Here’s a great quote that I ran across the other day from an article entitled A short history of btrfs on lwn.net by Valerie Aurora. Valerie was specifically talking about benchmarking filesystems, but you could replace the words “file systems” with just about any technology:
When it comes to file systems, it’s hard to tell truth from rumor from vile slander: the code is so complex, the personalities are so exaggerated, and the users are so angry when they lose their data. You can’t even settle things with a battle of the benchmarks: file system workloads vary so wildly that you can make a plausible argument for why any benchmark is either totally irrelevant or crucially important.
This remark is definitely true in high performance computing realms, too. Let me use it to give a little insight into MPI implementer behavior, with a specific case study from the Open MPI project.Competition is fierce in HPC — this was true even before the world economy shrunk IT spending. Indeed, competition is rampant not only among research / academic groups (competing for funding), but also between different open source software projects (competing for industry backing, glory, and sometimes funding). It has become more crucial than ever to have “the best performance”, proving why someone should use your software/hardware rather than their software/hardware.So let’s just tweak a few words in the previous quote:
When it comes to MPI implementations, it’s hard to tell truth from rumor from vile slander: the code is so complex, the personalities are so exaggerated, and the users are so angry when their jobs perform poorly. You can’t even settle things with a battle of the benchmarks: MPI workloads vary so wildly that you can make a plausible argument for why any benchmark is either totally irrelevant or crucially important.
Micro benchmarks are heavily used within the HPC community: ping pong latency and bandwidth, standalone collective operation performance, streaming behavior, time to complete parallel “hello world” at scale, etc. Numbers for such benchmarks are typically bandied about as conclusive proof why MPI xyz is better than MPI abc (“this benchmark is crucially important!”). While competition between HPC systems vendors and MPI implementations is arguably a Good Thing, the laser-sharp focus on micro benchmarks sometimes forces a difficult question: optimize for benchmarks or optimize for more realistic workloads?Here’s a concrete example: in the Open MPI v1.3 release series, we changed the default behavior on OpenFabrics-based networks to give (sometimes dramatically) better performance if you re-use the same communications buffers iteratively for large messages. In simple terms, large message latency went down and large message bandwidth went up in point-to-point benchmarks.Seems like this should be a no-brainer — why wouldn’t we have chosen to do this before?We actually had good reasons for not enabling this behavior by default:
- This optimization is only useful for applications that re-use large communication buffers. Such behavior is common to benchmarks, but is not always common in real-world workloads.

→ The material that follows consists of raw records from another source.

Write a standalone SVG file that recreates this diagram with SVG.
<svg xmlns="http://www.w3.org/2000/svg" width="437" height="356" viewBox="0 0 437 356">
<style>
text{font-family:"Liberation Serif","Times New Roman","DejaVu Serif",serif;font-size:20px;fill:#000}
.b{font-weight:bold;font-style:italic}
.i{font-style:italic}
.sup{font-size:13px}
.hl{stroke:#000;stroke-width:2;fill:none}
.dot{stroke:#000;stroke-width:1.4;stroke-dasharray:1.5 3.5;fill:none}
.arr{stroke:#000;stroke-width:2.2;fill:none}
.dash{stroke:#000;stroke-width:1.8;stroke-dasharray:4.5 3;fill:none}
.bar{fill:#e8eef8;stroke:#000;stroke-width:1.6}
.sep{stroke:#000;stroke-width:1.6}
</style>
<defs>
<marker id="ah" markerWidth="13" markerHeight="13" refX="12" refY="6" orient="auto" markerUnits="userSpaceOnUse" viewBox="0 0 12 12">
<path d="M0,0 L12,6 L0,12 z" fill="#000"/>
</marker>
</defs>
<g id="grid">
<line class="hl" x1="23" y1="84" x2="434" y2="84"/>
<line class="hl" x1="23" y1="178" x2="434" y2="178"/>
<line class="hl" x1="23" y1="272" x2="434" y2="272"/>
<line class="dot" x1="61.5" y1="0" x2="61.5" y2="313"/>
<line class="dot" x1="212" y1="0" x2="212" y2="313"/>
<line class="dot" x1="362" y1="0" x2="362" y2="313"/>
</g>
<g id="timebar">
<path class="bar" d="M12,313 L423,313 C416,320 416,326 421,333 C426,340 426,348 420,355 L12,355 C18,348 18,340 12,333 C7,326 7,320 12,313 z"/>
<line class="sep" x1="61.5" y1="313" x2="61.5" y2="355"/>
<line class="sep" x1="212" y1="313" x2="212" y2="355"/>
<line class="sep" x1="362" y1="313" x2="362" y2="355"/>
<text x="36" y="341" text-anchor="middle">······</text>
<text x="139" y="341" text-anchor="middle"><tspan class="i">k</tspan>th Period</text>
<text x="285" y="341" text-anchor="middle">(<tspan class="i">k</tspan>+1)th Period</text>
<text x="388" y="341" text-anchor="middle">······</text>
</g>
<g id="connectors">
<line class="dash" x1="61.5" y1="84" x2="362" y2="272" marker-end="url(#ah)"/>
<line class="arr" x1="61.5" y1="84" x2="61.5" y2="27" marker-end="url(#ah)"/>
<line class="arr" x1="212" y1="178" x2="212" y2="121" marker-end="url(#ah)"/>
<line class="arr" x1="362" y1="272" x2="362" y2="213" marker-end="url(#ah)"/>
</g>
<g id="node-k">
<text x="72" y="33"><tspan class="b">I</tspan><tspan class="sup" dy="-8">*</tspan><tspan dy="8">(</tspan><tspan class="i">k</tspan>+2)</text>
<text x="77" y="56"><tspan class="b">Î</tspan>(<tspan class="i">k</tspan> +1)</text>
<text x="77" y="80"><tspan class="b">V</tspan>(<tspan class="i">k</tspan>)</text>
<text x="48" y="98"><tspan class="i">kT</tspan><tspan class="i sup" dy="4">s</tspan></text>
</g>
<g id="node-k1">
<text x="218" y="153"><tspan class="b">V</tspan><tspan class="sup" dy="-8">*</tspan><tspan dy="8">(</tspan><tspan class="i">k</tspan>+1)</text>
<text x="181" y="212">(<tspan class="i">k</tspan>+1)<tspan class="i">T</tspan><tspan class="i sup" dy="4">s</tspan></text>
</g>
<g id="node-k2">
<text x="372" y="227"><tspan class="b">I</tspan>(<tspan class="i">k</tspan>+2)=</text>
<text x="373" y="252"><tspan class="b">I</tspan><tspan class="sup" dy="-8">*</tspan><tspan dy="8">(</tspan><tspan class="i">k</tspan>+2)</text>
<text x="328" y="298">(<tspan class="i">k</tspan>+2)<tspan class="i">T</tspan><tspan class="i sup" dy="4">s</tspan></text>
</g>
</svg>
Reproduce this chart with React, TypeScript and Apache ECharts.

- Enabling this behavior adds a good chunk of overhead to track the user’s message buffers, to include using unsafe and unreliable Linux system-call intercept techniques. These unsafe (but necessary) practices are known to crash some real-world MPI application (see [Footnote 1], below).

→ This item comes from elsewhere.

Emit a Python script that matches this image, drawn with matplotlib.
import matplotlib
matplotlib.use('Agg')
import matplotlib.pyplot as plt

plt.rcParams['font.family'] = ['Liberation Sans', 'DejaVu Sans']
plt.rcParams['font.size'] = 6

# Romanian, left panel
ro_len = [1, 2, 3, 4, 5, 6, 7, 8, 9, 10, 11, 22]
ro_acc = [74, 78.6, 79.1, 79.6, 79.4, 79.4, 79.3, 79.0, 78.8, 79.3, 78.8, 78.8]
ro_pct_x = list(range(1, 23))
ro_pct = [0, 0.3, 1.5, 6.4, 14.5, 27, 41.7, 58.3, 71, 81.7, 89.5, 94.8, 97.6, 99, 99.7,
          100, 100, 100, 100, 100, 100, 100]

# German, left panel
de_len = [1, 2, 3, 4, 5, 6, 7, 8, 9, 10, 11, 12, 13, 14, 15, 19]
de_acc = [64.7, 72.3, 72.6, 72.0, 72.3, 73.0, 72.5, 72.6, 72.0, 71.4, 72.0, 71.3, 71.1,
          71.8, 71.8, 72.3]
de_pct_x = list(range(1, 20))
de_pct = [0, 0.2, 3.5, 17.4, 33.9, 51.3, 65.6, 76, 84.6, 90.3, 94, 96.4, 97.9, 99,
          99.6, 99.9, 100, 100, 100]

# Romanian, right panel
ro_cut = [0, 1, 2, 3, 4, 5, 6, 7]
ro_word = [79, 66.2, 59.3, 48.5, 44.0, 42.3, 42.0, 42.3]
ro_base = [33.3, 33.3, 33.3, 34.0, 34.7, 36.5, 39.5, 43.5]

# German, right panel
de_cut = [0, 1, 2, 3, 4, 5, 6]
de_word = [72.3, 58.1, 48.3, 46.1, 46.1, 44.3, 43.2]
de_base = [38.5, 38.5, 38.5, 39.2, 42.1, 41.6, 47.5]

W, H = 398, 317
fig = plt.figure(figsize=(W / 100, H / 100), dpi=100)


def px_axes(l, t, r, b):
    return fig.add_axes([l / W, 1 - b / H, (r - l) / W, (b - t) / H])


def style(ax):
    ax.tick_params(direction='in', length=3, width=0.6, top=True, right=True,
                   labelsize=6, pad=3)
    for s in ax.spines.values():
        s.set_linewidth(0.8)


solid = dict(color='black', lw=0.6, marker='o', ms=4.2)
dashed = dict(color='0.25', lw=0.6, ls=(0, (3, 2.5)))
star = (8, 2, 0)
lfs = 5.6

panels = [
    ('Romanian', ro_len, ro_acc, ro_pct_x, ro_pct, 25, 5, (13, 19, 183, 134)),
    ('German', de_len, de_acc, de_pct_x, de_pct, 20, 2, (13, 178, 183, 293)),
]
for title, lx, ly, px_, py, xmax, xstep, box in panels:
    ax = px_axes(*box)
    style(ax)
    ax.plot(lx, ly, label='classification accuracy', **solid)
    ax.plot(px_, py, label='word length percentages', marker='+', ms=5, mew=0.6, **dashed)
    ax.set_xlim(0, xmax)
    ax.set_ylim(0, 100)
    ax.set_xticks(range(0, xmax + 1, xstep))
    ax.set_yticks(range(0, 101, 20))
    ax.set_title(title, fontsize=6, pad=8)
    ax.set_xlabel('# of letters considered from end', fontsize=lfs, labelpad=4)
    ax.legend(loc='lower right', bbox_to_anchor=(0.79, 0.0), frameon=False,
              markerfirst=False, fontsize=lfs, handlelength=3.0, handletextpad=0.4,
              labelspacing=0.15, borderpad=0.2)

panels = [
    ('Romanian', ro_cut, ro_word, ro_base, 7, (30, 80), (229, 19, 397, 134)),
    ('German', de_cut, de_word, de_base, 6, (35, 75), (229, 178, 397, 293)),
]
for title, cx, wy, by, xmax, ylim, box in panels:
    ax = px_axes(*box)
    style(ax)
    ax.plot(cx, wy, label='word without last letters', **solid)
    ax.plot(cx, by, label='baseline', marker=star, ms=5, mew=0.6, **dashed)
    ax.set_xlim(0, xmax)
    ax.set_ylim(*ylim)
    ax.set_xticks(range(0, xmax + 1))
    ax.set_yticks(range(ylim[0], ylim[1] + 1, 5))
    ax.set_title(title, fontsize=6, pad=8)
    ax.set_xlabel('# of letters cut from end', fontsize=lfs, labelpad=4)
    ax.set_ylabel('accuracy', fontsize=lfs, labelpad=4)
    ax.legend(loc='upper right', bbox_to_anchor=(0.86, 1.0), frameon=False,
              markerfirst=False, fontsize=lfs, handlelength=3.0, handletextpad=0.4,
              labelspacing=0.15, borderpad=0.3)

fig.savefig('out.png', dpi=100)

- In many workloads that do not re-use large communication buffers, there is negligible performance difference (specifically: the application is neither noticeably faster nor noticeably slower). But in at least some real-world MPI applications, there is a large performance impact — in the wrong direction (read: slower).
- Enabling this behavior consumes additional operating system and communication hardware resources, which can have subtle-yet-wide-reaching effects on overall performance.

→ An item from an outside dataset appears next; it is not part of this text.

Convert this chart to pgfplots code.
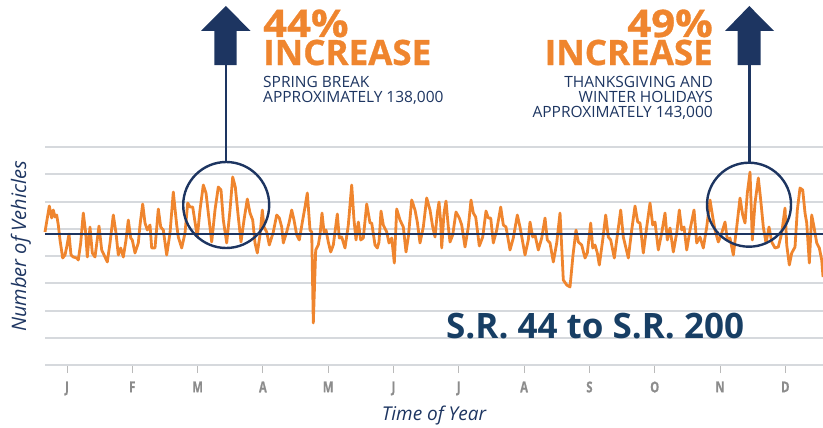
\documentclass[border=0pt]{standalone}
\usepackage{pgfplots}
\pgfplotsset{compat=1.18}
\usepackage{pgfplotstable}
\usepackage{fontspec}
\setmainfont{Open Sans}
\newfontfamily\heavy{Open Sans}[BoldFeatures={FakeBold=0.8}]
\definecolor{navy}{HTML}{1D3561}
\definecolor{srnavy}{HTML}{173E64}
\definecolor{orng}{HTML}{EF852E}
\definecolor{gridg}{HTML}{D6D9DD}
\definecolor{monthg}{HTML}{8C8C8C}
\pgfplotstableread{
x v
45 133
49.3 159
51.7 147
53.3 155
55 148
56.7 150
58.3 140
60 125
62.7 107
65 110
66.7 118
69 131
71 110
73.3 108
76.7 107
78.3 105
80.7 122
83.3 152
85.7 132
87.3 108
90 138
92.3 112
95 108
99 139
101.7 115
105 108
107.3 103
110 122
113.3 150
116 132
118.3 110
120.7 117
123.3 108
126 125
128.3 145
130.7 127
132.3 125
135 112
138.3 122
140 140
142.7 161
145 142
147.3 135
150 140
151.7 117
155 117
158.3 156
160.7 138
163.3 135
166.7 110
170 132
173.3 173
176.7 140
178.3 128
181.7 117
185 132
187.7 162
190 158
192.7 158
195 143
197.3 128
200 155
203.3 180
206 172
208.3 152
211.7 123
215 155
218.3 178
221 175
223.3 145
226.7 122
230 155
232.7 188
235.3 178
238.3 148
241 123
244 145
247.3 166
250 152
252.7 145
255 122
257.3 112
260 130
262.3 155
264 138
266.7 133
269.3 120
273.3 133
276.7 150
279.3 147
281.7 138
283.3 122
286.7 133
289 142
291.7 155
294 145
296.7 130
299.3 125
302.7 145
305 158
307.3 172
310 135
311.7 133
313.3 42
315.7 115
318.3 120
320 130
322 152
324 133
326 135
328.3 123
330.7 113
333.3 120
337.3 151
339.3 127
341.7 128
345 117
348.3 140
351.7 180
354 145
356 125
358.3 143
360.7 125
363.3 127
366.7 161
370 142
371.7 142
375 120
377.3 117
379 123
381 154
383.3 140
386.7 133
389 122
391.7 127
394.3 102
396.7 156
400 145
403.3 138
406 113
408.3 128
411.7 165
415 155
417.3 143
420 122
423.3 138
426.7 167
430 155
432.7 138
435 128
437.3 152
439 163
440.7 143
441.7 117
444 152
446 164
448.3 138
450 123
452.7 130
456 153
459.3 147
461.7 140
465 118
468.3 138
471 165
473.3 152
475.7 148
479.3 119
482.7 128
486 154
488.3 147
490.7 147
493.3 122
496.7 135
500.7 158
503.3 140
506 138
510 115
513.3 127
517.3 150
520 138
525 110
528.3 125
530 143
532.7 128
535 130
538.3 115
541.7 127
545 147
547.3 125
550 122
553.3 103
556.7 122
560 152
561.7 118
563.3 85
566.7 80
570 78
573 110
576 135
578.3 123
581.7 120
585 107
587.3 112
590.7 142
592.7 117
595 120
597.3 112
599.3 100
602.7 125
605.7 150
608.3 128
610.7 125
614.3 107
616.7 125
620.7 155
623.3 128
625.7 118
628.3 107
631.7 135
635 159
637.7 143
640 142
643.3 112
646.7 138
650 162
652.7 140
655 143
658.3 115
661.7 132
665 152
667.3 125
670 137
673.3 113
676.7 132
679.3 155
681.7 135
684 138
686.7 115
690 135
694 155
696.7 122
700 128
703.3 117
706.7 138
710 165
712.7 148
715 135
718.3 123
721.7 132
725 143
727.3 125
730 127
733.3 110
736.7 138
740 167
742.7 150
745 142
747.3 172
750 193
752.3 125
755 162
758.3 187
760.7 165
763.3 138
766 122
769 138
771.7 123
775 117
778.3 118
781.7 132
785 157
786.7 120
789.3 100
791.7 112
795 118
797.3 155
800 177
802.7 175
805 152
806.7 142
809.3 102
811.7 150
814 138
816.7 122
819.3 117
821.7 105
823 88
}\traffic
\begin{document}
\begin{tikzpicture}[x=1bp,y=1bp]
\useasboundingbox (0,0) rectangle (823,427);
\begin{axis}[
  at={(45bp,62bp)}, anchor=south west,
  scale only axis, width=778bp, height=218bp,
  xmin=45, xmax=823, ymin=0, ymax=218,
  clip=false,
  axis x line*=bottom, axis y line*=left,
  x axis line style={gridg, line width=2.2bp, -},
  y axis line style={draw=none},
  ytick={27.25,54.5,81.75,109,136.25,163.5,190.75,218},
  yticklabels={},
  ymajorgrids,
  major grid style={gridg, line width=2bp},
  ytick style={draw=none},
  xtick={67,132.3,197.6,262.9,328.2,393.5,458.8,524.1,589.4,654.7,720,785.3},
  xticklabels={J,F,M,A,M,J,J,A,S,O,N,D},
  tick align=outside,
  major tick length=8bp,
  xtick style={monthg!60, line width=0.9bp},
  xticklabel style={font=\heavy\bfseries\fontsize{15bp}{17bp}\selectfont, text=monthg, xscale=0.75, yshift=-5bp},
]
\addplot[orng, line width=2.8bp, line join=round, no markers] table[x=x, y=v] {\traffic};
\addplot[navy, line width=2.6bp, no markers] coordinates {(45,131) (823,131)};
\end{axis}
% circles and arrows
\draw[navy, line width=2.4bp] (226.2,222) circle (43);
\draw[navy, line width=2.4bp] (749,222.3) circle (42);
\draw[navy, line width=2.6bp] (225.8,362) -- (225.8,265);
\draw[navy, line width=2.6bp] (749.3,362) -- (749.3,264.3);
\fill[navy] (201,396) -- (225.8,421) -- (250.7,396) -- (236.7,396) -- (236.7,362) -- (214.3,362) -- (214.3,396) -- cycle;
\fill[navy] (725,396) -- (749.3,421) -- (774,396) -- (760.7,396) -- (760.7,362) -- (737.7,362) -- (737.7,396) -- cycle;
% texts
\node[anchor=base west, inner sep=0, text depth=0pt, text=orng, font=\heavy\bfseries\fontsize{38bp}{40bp}\selectfont, xscale=1.1] at (263,390) {44\%};
\node[anchor=base west, inner sep=0, text height=25bp, text depth=0pt, text=orng, font=\heavy\bfseries\fontsize{35bp}{37bp}\selectfont] at (263,362) {INCREASE};
\node[anchor=base west, inner sep=0, text=navy, font=\fontsize{15.5bp}{17bp}\selectfont] at (263,340) {SPRING BREAK};
\node[anchor=base west, inner sep=0, text=navy, font=\fontsize{15.5bp}{17bp}\selectfont] at (263,325) {APPROXIMATELY 138,000};
\node[anchor=base east, inner sep=0, text depth=0pt, text=orng, font=\heavy\bfseries\fontsize{38bp}{40bp}\selectfont, xscale=1.1] at (713,390) {49\%};
\node[anchor=base east, inner sep=0, text height=25bp, text depth=0pt, text=orng, font=\heavy\bfseries\fontsize{35bp}{37bp}\selectfont] at (713,362) {INCREASE};
\node[anchor=base east, inner sep=0, text=navy, font=\fontsize{15.5bp}{17bp}\selectfont] at (713,340) {THANKSGIVING AND};
\node[anchor=base east, inner sep=0, text=navy, font=\fontsize{15.5bp}{17bp}\selectfont] at (713,325) {WINTER HOLIDAYS};
\node[anchor=base east, inner sep=0, text=navy, font=\fontsize{15.5bp}{17bp}\selectfont] at (713,310) {APPROXIMATELY 143,000};
\node[anchor=base west, inner sep=0, text=srnavy, font=\bfseries\fontsize{35bp}{37bp}\selectfont] at (446,88.7) {S.R. 44 to S.R. 200};
\node[anchor=base, inner sep=0, text=navy, font=\itshape\fontsize{19bp}{21bp}\selectfont] at (434,7) {Time of Year};
\node[anchor=base, inner sep=0, text=navy, font=\itshape\fontsize{20bp}{22bp}\selectfont, rotate=90] at (26,180.5) {Number of Vehicles};
\end{tikzpicture}
\end{document}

- This benchmark-friendly behavior has always been available in Open MPI via a command-line parameter. Users could run any MPI job with or without this behavior quite easily.
For all these reasons, Open MPI chose to exhibit this particular “non-benchmark” behavior out of the box. In short: we felt it was better for real-world applications, even though it didn’t look good in some benchmarks. Unfortunately, now matter how many times we explained this point, others would benchmark Open MPI in “non-benchmark mode” and then compare the results to another MPI implementation and say, “Look, Open MPI’s performance is terrible!” (read: other MPI’s made the opposite decision — they chose to optimize default behavior for the benchmarks).So we gave up and switched Open MPI’s default behavior. It’s still not something I’m pleased about — I do feel that some real-world applications will definitely experience a negative performance impact — but it had to be done to retain the appearance of being competitive. That is: Open MPI was always competitive — it just didn’t look that way because we honestly felt it was better for real-world / non-benchmark performance. Bummer.The moral of the story here is that MPI implementations are complex. While benchmarks are a good and necessary method of evaluating HPC systems, they are not the only method. Micro benchmarks can be a good indicator of simplistic application behavior, but real-world MPI applications tend to be much more complex. The best thing you can do is run your own application(s) and see what happens — your application performance is the main reason you’re buying an HPC system, right? Then dig deeper to figure out exactly why you are seeing the performance that you are seeing — these are complex systems, after all. Talk to your favorite MPI guru. Analyze the network traffic and resource consumption on the computational units. And remember that optimizing metric X may cause a degradation in metric Y.It is very possible — and probable! — that you can optimize the system for your application’s performance. But be wary of making broad “this is bad” and “this is good” assumptions without a good measure of understanding of the underlying system. Come talk to us; you’ll likely find that your HPC integrator wants you to get good performance — it’s good for business!
[Footnote 1] Thanks to some work by Roland Dreier at Cisco, a Linux patch has been submitted upstream that provides a safe and reliable intercept interface (v3 of his patch is archived here). The patch hasn’t been accepted yet, but Roland is iteratively working on making the changes palatable to the Linux kernel community. I’m cautiously optimistic that with Roland’s new kernel module, these unsafe intercept practices will be a dark chapter in our history that we shall choose to never speak of again.